The Association of Train Operating Companies (ATOC) has defended the way rail companies apply the fare rises that Government policy allows them. While rail fares can only go up by inflation plus 1% that is the average figure which is why some fares have risen by much more today.
Edward Welsh, ATOC spokesman told ITV News: "Just as they might increase them above 4.2% they have to de-crease them elsewhere.
"It's like a traditional pair of kitchen scales.

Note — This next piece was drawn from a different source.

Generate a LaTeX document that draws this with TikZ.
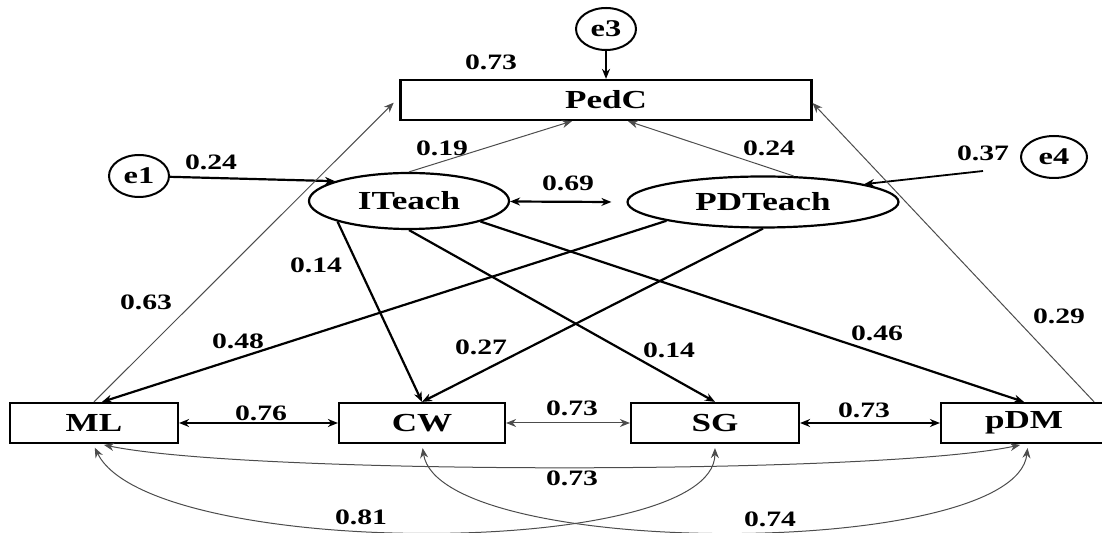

The Government ensures that all the fares come back to 4.2%."
Shadow Transport Minister Maria Eagle told ITV News the rail fare increases represented a broken promise from David Cameron:
"When Labour started doing this ten years ago we weren't in the middle of a double-dip recession with austerity and everybody's living standards being squeezed in the way in which they are now.
"As it became apparent that times were getting tough what Labour did was stop the train companies from charging above the cap.
"So today what people have found going to renew their tickets is that David Cameron promised them they'd be paying no more than 1% above inflation, many people have actually found their ticket price going up by 9%.
Rail passengers are being hit in the pocket as inflation-busting fare rises take effect.
Regulated fares, which include season tickets, are increasing by an average of 4.2%, with the overall average rise for all tickets being 3.9%
Campaign groups have pointed out today's increase is the 10th successive above-inflation rise, with some rail season ticket holders seeing their fares rise by more than 50% in the last 10 years. Also, the TUC has said that fares have risen far faster than wages since the recession in 2008.
ScotRail fares will rise by 3.9%.
"We have worked hard to keep the increase down to a level that continues to offer value for money. At the same time, our approach enables us to continue to invest in improvements including more and faster services and better facilities atstations and on trains.”